Und dann kommt ein öffentlicher Dienst, wiederum auch mit meinen Steuern finanziert, und schenkt (definitiv unterhaltsamen und daher attraktiven) Content an einen defacto Monopolisten unter gezieltem Ausschluss (ich vertraue hier Herrn Franceschini) aller anderen Medien, bezahlt auch noch für die Veröffentlichung und nimmt willentlich in Kauf, dass ein Teil der Südtiroler Bevölkerung von der Kampagne nichts oder wenig (in Form von Werbung der Athesia für diese Videos - ich dachte im Übrigen, das wäre eine exklusive Produktion der Athesia) mitbekommt. Fehlt nur noch, dass die Videos hinter der Paywall landen - es würde mich nicht wundern.

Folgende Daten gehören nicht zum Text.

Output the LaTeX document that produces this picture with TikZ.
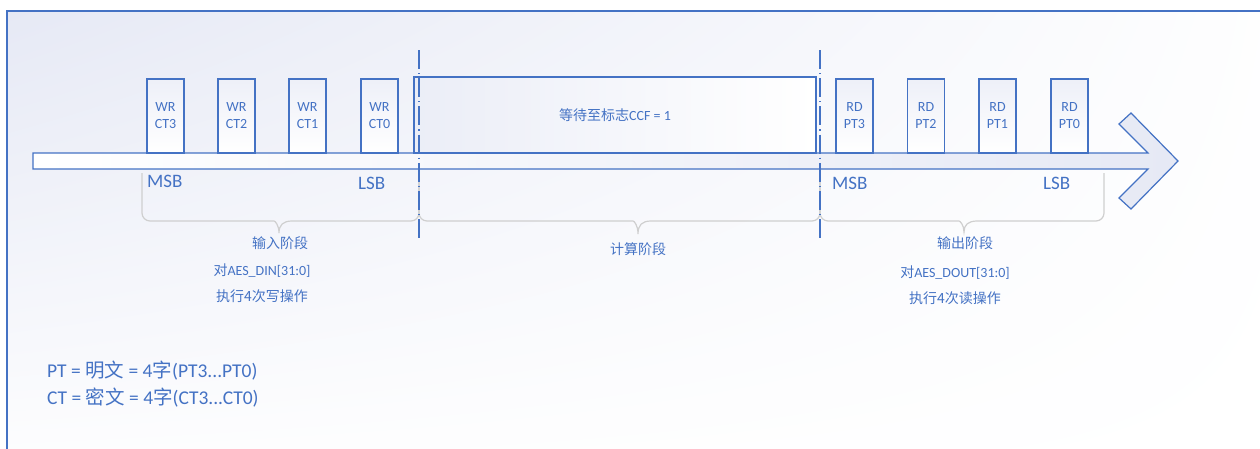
\documentclass[tikz,border=0pt]{standalone}
\usepackage{fontspec}
\usetikzlibrary{shadings}
\setmainfont{Carlito}
\newfontfamily\cjk{Noto Sans CJK SC}
\definecolor{aesblue}{HTML}{4472C4}
\definecolor{lavender}{HTML}{E6E9F5}
\definecolor{bracegray}{HTML}{CFCFCF}
\tikzset{
  regbox/.style={draw=aesblue, line width=1.2pt, top color=lavender!70, bottom color=white,
    text=aesblue, minimum width=37pt, minimum height=74pt, inner sep=0pt, align=center,
    font=\fontsize{14}{17}\selectfont},
  bitlabel/.style={text=aesblue, inner sep=0pt, anchor=west, font=\fontsize{19}{22}\selectfont},
  phaselabel/.style={text=aesblue, inner sep=0pt, font=\fontsize{14}{16}\selectfont},
  legendtext/.style={text=aesblue, inner sep=0pt, anchor=west, font=\fontsize{19.5}{23}\selectfont},
  bracepath/.style={draw=bracegray, line width=1.2pt},
  phaseline/.style={draw=aesblue, line width=1.5pt, dash pattern=on 19pt off 4pt on 1.2pt off 4pt}
}
% brace: left x, tip x, right x, tip y
\newcommand{\phasebrace}[4]{%
  \draw[bracepath] (#1,173) [rounded corners=8pt] -- (#1,221) -- (#2-13,221) [sharp corners]
    .. controls (#2-4,221) and (#2,225) .. (#2,#4)
    .. controls (#2,225) and (#2+4,221) .. (#2+13,221) [rounded corners=8pt]
    -- (#3,221) -- (#3,173);}
\begin{document}
\begin{tikzpicture}[x=1pt, y=-1pt]
    \useasboundingbox (0,0) rectangle (1260,448);
    \clip (0,0) rectangle (1260,448);
    % Draw the background and frame
    \shade[upper left=lavender, upper right=white!96!lavender, lower left=white!92!lavender, lower right=white]
        (7,11) rectangle (1275,460);
    \draw[aesblue, line width=2pt] (7,460) -- (7,11) -- (1275,11);

    % Draw the time axis
    \draw[aesblue, line width=1.2pt, left color=white, right color=lavender]
        (33,153) -- (1148,153) -- (1119,124) -- (1131,113) -- (1178,161)
        -- (1131,209) -- (1119,198) -- (1148,169) -- (33,169) -- cycle;

    % Draw the register accesses
    \foreach \i/\x in {3/165.5, 2/236.5, 1/307.5, 0/379.5} {
        \node[regbox] (wr\i) at (\x,116) {WR\\CT\i};
    }
    \node[regbox, minimum width=402pt, minimum height=76pt, left color=lavender!80, right color=white]
        (wait) at (615,115) {{\cjk 等待至标志}CCF = 1};
    \foreach \i/\x in {3/854.5, 2/926, 1/997.5, 0/1069.5} {
        \node[regbox] (rd\i) at (\x,116) {RD\\PT\i};
    }

    % Draw the phase braces
    \phasebrace{142}{279}{419}{233}
    \phasebrace{419}{638}{820}{234}
    \phasebrace{820}{964}{1104}{232}

    % Draw the phase boundaries
    \draw[phaseline] (419,50) -- (419,238);
    \draw[phaseline] (820,50) -- (820,238);

    % Label the bit order
    \node[bitlabel] (msbin) at (147,181) {MSB};
    \node[bitlabel] (lsbin) at (358,183) {LSB};
    \node[bitlabel] (msbout) at (832,183) {MSB};
    \node[bitlabel] (lsbout) at (1043,183) {LSB};

    % Label the phases
    \node[phaselabel] (inphase) at (280,243) {\cjk 输入阶段};
    \node[phaselabel] (inreg) at (262,271) {{\cjk 对}AES\_DIN[31:0]};
    \node[phaselabel] (inops) at (262,296) {\cjk 执行4次写操作};
    \node[phaselabel] (calcphase) at (638,249) {\cjk 计算阶段};
    \node[phaselabel] (outphase) at (965,243) {\cjk 输出阶段};
    \node[phaselabel] (outreg) at (955,273) {{\cjk 对}AES\_DOUT[31:0]};
    \node[phaselabel] (outops) at (955,298) {\cjk 执行4次读操作};

    % Legend
    \node[legendtext] (ptdef) at (47,371) {PT = {\cjk 明文} = 4{\cjk 字}(PT3...PT0)};
    \node[legendtext] (ctdef) at (47,398) {CT = {\cjk 密文} = 4{\cjk 字}(CT3...CT0)};
\end{tikzpicture}
\end{document}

Naja, man muss am Ende Herrn Lobis recht geben: "SIE werden immer dreister".

*wie mir berichtet wurde, ist der ältere der Ebner-Brüder letzte Woche (kann auch öfter vorkommen, ich weiß es nicht), obwohl Präsident der Athesia-Gruppe, als Gastkommentator (!!) aufgetreten - und bevor jetzt wieder die Fanboys/girls starten: ja, ich weiß, dass er kein reguläres Mitglied der Redaktion ist, aber da wird einem schlicht und einfach etwas vorgegaukelt.